:: Raw records ::
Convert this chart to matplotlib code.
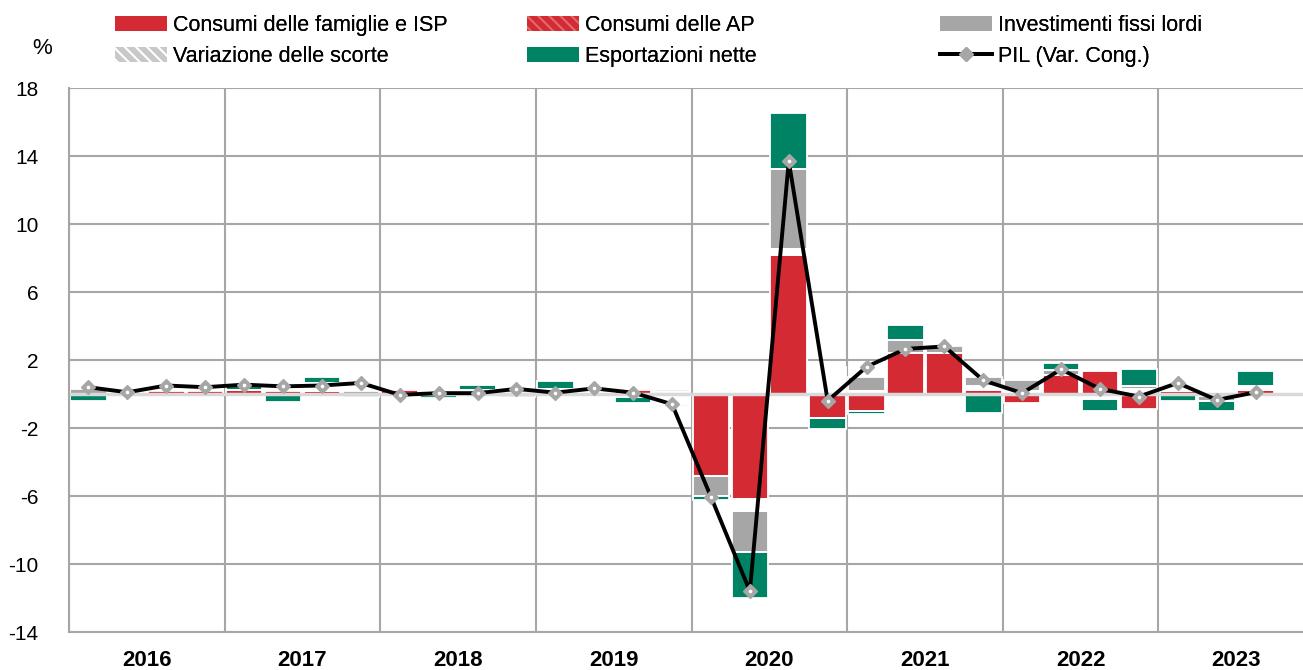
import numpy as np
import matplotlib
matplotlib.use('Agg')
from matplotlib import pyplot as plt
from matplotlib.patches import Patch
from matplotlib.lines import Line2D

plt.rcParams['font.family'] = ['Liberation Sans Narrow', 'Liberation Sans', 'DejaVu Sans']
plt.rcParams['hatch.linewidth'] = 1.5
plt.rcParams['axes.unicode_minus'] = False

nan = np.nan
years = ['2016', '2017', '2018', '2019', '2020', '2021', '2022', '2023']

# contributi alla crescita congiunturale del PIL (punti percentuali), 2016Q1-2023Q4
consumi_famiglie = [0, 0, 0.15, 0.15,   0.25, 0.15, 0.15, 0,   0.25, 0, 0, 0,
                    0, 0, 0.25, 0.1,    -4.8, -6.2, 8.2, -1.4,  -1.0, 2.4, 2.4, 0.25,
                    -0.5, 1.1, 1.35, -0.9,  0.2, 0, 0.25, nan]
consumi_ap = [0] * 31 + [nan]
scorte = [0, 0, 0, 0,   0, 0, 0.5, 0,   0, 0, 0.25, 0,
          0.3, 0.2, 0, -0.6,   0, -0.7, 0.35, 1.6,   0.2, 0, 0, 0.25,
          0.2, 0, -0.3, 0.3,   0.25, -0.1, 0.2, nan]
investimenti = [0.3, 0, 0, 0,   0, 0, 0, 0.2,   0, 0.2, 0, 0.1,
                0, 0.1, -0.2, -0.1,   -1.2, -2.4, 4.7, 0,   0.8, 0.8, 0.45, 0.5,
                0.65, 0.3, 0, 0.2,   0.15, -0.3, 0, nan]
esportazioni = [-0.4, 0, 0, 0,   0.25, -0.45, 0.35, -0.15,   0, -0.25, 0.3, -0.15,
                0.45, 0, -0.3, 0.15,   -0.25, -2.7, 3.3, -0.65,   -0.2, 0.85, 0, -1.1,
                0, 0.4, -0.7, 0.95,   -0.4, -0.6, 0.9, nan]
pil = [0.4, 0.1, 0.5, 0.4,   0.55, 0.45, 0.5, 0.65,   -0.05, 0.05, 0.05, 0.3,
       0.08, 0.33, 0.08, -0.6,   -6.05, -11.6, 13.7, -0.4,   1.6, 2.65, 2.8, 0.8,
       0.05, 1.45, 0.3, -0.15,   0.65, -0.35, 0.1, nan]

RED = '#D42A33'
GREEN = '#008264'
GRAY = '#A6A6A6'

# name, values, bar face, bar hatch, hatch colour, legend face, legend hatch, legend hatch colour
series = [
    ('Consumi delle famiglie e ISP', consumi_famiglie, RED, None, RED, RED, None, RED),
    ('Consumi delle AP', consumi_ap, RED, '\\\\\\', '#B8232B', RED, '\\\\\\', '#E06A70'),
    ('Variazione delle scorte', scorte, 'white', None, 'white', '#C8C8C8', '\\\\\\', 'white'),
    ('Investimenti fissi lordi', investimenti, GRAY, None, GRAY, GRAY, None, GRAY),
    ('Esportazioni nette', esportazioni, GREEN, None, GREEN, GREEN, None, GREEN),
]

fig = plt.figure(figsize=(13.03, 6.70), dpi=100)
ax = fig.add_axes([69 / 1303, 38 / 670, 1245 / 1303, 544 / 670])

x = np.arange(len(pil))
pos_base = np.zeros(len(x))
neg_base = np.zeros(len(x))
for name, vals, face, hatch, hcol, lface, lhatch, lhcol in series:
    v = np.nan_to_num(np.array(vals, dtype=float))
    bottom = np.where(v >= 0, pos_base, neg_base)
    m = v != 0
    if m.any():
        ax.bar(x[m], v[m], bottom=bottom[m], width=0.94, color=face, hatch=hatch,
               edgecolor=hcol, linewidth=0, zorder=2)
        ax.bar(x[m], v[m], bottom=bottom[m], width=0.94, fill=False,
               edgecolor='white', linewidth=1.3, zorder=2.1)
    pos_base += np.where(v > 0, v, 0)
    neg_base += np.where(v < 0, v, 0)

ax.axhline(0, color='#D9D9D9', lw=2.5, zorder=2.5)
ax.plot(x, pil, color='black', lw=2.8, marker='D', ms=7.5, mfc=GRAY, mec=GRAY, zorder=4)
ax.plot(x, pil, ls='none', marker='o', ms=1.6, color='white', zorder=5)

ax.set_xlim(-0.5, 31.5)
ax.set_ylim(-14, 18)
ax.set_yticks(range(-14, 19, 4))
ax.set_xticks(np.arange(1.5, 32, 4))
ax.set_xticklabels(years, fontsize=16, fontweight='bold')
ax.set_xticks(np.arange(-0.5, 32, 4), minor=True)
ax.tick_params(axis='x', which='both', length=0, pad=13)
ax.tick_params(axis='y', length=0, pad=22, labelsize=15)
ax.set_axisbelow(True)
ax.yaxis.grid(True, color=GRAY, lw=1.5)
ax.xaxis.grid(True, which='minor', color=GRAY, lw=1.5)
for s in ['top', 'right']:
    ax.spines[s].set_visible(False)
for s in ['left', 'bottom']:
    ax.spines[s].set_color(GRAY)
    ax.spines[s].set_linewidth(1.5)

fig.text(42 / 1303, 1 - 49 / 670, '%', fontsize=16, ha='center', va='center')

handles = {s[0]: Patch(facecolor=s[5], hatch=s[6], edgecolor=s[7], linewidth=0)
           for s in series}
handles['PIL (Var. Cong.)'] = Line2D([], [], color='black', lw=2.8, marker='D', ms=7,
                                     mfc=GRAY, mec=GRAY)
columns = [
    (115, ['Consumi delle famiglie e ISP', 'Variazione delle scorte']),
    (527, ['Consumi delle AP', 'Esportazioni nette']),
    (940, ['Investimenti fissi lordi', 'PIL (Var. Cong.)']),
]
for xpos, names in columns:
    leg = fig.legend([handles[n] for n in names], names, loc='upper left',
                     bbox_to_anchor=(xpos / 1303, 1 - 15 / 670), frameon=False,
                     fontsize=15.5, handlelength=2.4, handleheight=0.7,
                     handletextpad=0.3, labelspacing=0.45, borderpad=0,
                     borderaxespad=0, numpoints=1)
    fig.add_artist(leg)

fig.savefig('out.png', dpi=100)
:::
:: Raw records ::
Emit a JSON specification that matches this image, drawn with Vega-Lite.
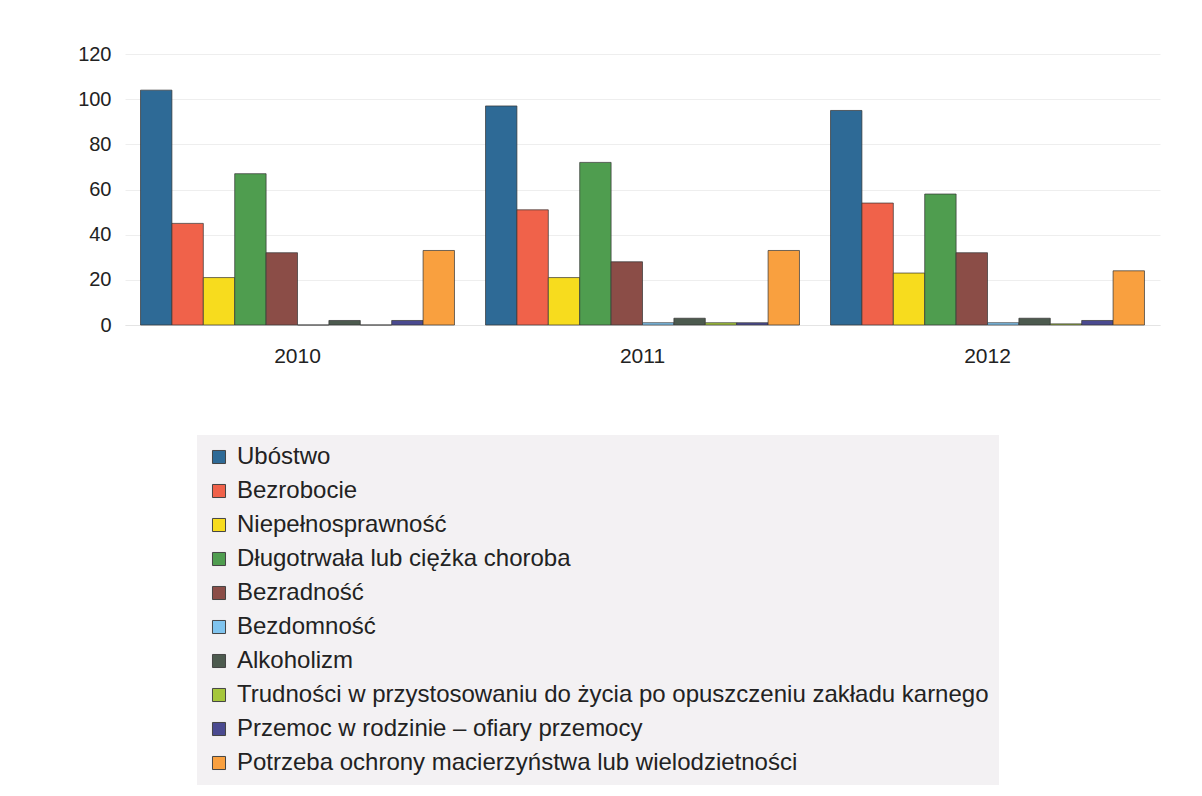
:::
## Direction
Pictures should be left out. Retype only the run of lines from the line containing "Convert this chart to matplotlib code." to the line containing "['2016', '2017', '2018', '2019', '2020', '2021', '2022', '2023']", inclusive.

## Answer to this problem
Convert this chart to matplotlib code.
import numpy as np
import matplotlib
matplotlib.use('Agg')
from matplotlib import pyplot as plt
from matplotlib.patches import Patch
from matplotlib.lines import Line2D

plt.rcParams['font.family'] = ['Liberation Sans Narrow', 'Liberation Sans', 'DejaVu Sans']
plt.rcParams['hatch.linewidth'] = 1.5
plt.rcParams['axes.unicode_minus'] = False

nan = np.nan
years = ['2016', '2017', '2018', '2019', '2020', '2021', '2022', '2023']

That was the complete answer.